Fine, I wouldn’t be buying my way into the Hall of Monuments. Surely my accomplishments during my time in Tyria, Cantha, and Elona counted for something, right? I took Druhn up to the Eye of the North to check on my progress.

  • I had linked my GW and GW2 accounts, granting three gimme points. Easy.
  • I had beaten all three main campaigns, but this only granted two points for “any Honor statue.” The next reward was for five statues!
  • I was wearing one set of elite Asuran armor (having for some reason trashed the other four I owned). One measly point.

…that was it. I didn’t have a single elite weapon, and I didn’t even know where to get them. My only pet was a sad, level seven crab I had tamed out of pity in the Jade Sea. His name was even Crabby Sadclaws. It was like a metaphor for my own failure as a player.

Regardless, six points was enough to unlock all the components of Guild Wars 2 Legacy Armor (which is, admittedly, stunning).

But I knew I could do better...

 

 

12 replies to this post
  1. I know that feel bro.

    Does this mean you’re going to be playing Guild Wars again? I was thinking of doing that. With GW2’s transmutation stones, the HoM prizes are actually awesome.

  2. I’m kinda mad at Arenanet for this system,…
    don’t get me wrong, I love GW2 top bits, but I was never into GW1 PvE… in fact, I wasn’t in to PvE no matter where. I always was the guy who skipped all that stuff and go straight to PvP and GW1 was the only MMO that let me do that without drawbacks in power.

    So I never bothered to pick up EOTN, even later when I did some PvE (Factions was amazing, since it merged so much PvP into the game world)
    So know I have all these cool titles, minipets and challanges “unlocked”/done but I don’t have the Hall of Maso… äh, Monuments to show for it.

    So I didn’t even bother linking my accounts.
    It’s kind of sad really, seeing the many hours I sunk into GW1…

  3. DaWolv,

    Good point. They should have perhaps two “paths” with HoM in which one is for PvE players and one for PvP players. Accomplishments in both styles of play being rewarded. Of course, you could also then do both for maximum loot. This would have been better I would imagine.

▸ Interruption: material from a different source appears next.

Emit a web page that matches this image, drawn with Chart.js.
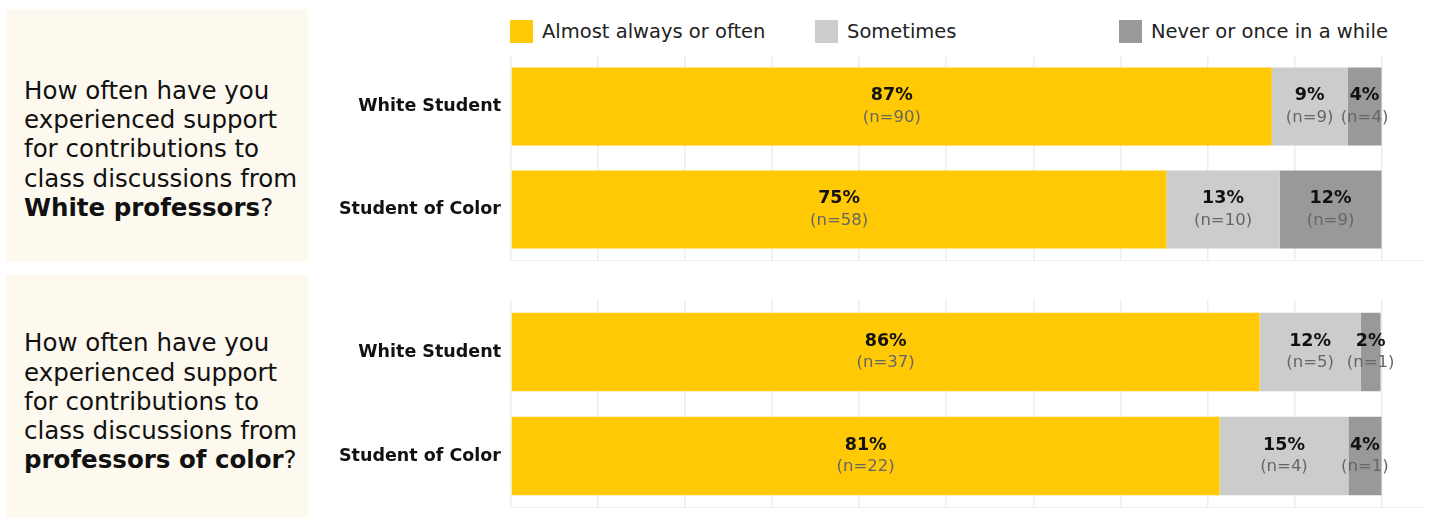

    But, you’re right, if a player has sunk so much time in the game, accomplished so much, but simply chose not to pick up the last expansion, should they be left out? Most certainly not.

    Is this a decision from the higher ups? It would seem like HoM is used as encouragement to sell more of EotN to boost funding for GW2. I’m probably off base but an interesting idea none-the-less.

    • I can kinda see that they did it this way to ensure some more sales. I stopped playing right before Nightfall and came back every once in a while, but the way they “balanced” PvP was quite frustrating since they basically changed the functions of the skills and you had to re-learn the game every 2 months or so.

      That said, I don’t mind being “left out” – just would’ve been nice..

      • It’s the only real solution to it as many items are missing which I would have NEVER gotten rid of as I wanted to fill my Hall. It’s all been taken back now and recovered but I’m just glad I kept all my old screenshots for the nostalgia.